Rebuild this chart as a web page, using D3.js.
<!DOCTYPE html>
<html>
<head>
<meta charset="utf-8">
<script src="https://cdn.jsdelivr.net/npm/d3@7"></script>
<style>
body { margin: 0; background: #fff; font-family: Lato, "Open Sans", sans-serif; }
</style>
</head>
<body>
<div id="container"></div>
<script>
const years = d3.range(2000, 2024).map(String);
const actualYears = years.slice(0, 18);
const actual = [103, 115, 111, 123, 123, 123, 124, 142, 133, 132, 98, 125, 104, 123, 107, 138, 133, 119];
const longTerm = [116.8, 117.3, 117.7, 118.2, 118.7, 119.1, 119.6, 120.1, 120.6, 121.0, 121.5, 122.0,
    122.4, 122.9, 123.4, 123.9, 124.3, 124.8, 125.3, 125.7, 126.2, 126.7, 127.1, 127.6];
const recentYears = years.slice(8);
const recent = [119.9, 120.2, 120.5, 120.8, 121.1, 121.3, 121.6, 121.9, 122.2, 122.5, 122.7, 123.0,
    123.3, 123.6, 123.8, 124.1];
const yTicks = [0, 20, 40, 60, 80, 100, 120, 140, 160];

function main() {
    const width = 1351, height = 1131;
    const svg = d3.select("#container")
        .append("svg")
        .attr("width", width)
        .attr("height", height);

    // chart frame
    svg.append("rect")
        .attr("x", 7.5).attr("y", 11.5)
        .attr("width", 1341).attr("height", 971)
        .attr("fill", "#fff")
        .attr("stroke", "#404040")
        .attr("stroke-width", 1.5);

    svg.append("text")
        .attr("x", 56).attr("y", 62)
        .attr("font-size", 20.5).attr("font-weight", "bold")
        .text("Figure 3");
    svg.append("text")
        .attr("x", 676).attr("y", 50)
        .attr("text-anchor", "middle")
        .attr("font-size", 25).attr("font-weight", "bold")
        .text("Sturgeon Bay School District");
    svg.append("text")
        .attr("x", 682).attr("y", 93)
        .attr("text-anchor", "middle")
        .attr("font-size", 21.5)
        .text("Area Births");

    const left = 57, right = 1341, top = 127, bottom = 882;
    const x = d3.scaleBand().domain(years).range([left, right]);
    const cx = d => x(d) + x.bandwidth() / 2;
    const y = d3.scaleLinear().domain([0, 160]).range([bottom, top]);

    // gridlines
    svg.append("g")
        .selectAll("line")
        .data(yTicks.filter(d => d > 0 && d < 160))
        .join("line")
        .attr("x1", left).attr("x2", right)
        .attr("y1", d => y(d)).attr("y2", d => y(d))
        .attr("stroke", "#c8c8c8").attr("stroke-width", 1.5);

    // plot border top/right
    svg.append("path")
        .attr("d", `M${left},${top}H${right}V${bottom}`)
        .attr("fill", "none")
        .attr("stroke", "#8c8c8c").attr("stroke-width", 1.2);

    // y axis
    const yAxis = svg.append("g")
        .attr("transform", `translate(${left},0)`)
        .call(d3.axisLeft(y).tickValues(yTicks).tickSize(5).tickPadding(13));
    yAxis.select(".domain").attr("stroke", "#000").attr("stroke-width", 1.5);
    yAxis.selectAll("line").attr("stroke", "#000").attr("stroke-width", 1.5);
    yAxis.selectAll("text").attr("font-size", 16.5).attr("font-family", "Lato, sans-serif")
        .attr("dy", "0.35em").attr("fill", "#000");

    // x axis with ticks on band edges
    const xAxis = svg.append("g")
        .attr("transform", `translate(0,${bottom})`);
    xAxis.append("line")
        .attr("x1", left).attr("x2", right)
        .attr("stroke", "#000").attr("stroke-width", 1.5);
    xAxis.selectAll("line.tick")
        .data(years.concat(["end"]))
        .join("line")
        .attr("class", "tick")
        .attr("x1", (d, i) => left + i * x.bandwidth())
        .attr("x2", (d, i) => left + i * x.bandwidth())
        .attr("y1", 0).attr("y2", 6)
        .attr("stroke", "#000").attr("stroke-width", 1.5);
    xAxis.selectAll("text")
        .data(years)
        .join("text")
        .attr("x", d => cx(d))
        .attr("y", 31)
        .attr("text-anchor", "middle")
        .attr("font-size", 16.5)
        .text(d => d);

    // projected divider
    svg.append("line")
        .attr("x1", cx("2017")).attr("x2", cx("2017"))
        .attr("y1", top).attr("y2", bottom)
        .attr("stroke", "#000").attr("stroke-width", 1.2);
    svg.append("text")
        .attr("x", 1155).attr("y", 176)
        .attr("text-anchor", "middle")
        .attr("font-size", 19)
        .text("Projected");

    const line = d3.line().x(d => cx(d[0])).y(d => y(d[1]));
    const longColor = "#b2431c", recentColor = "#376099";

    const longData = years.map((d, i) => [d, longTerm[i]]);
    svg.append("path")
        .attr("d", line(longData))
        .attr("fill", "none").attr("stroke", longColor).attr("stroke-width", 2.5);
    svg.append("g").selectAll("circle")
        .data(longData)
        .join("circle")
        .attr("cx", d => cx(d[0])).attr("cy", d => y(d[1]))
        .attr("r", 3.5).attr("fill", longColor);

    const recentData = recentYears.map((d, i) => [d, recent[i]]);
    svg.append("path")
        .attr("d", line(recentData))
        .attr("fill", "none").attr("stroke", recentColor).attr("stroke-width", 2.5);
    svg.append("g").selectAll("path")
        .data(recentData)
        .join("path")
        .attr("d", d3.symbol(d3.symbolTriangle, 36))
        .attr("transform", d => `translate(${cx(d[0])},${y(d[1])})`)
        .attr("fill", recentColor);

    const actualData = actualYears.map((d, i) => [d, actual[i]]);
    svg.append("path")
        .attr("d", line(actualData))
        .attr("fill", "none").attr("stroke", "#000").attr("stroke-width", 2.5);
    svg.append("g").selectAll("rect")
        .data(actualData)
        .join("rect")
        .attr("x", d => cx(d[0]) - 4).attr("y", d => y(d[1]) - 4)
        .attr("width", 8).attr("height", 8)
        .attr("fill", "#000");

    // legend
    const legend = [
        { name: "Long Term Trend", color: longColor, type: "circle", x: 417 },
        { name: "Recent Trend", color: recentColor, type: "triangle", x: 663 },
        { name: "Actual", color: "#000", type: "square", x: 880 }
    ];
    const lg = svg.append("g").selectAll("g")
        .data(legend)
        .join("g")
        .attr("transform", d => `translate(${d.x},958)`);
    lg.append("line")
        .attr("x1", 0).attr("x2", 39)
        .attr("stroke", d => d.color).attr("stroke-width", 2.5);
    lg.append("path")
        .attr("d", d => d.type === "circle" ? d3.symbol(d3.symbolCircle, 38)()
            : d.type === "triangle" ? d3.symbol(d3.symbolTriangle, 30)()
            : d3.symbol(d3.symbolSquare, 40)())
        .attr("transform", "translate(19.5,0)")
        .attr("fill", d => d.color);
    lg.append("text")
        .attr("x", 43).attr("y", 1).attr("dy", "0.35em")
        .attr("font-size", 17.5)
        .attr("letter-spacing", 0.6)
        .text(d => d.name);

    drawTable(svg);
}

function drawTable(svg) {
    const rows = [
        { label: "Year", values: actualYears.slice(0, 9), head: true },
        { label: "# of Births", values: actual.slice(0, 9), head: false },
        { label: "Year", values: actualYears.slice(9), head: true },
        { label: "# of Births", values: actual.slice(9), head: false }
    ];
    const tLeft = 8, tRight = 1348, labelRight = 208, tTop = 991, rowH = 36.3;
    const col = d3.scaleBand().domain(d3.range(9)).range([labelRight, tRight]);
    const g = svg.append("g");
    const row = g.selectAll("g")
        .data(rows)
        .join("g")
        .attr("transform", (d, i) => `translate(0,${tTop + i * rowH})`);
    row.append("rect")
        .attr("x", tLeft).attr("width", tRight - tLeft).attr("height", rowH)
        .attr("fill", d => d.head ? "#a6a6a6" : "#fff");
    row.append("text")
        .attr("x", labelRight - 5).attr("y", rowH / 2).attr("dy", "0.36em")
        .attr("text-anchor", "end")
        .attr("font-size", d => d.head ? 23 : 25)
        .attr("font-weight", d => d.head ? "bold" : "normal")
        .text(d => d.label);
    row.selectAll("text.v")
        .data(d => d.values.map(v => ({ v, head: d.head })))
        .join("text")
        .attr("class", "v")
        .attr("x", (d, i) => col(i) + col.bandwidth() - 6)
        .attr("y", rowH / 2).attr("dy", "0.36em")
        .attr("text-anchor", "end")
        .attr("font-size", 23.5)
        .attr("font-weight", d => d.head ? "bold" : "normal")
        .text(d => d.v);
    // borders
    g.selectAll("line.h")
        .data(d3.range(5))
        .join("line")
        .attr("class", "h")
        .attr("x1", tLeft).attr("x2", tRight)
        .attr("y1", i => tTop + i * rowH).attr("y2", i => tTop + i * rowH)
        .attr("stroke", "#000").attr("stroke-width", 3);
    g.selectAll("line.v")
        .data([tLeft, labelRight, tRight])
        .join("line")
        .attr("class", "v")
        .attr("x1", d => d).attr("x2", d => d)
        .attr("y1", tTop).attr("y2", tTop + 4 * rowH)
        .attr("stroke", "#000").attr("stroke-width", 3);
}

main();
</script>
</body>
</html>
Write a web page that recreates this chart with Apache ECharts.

◆ **To be done**:
Show every line where the string "chart" appears.

◆ **Solution for this task**:
Rebuild this chart as a web page, using D3.js.
    // chart frame
Write a web page that recreates this chart with Apache ECharts.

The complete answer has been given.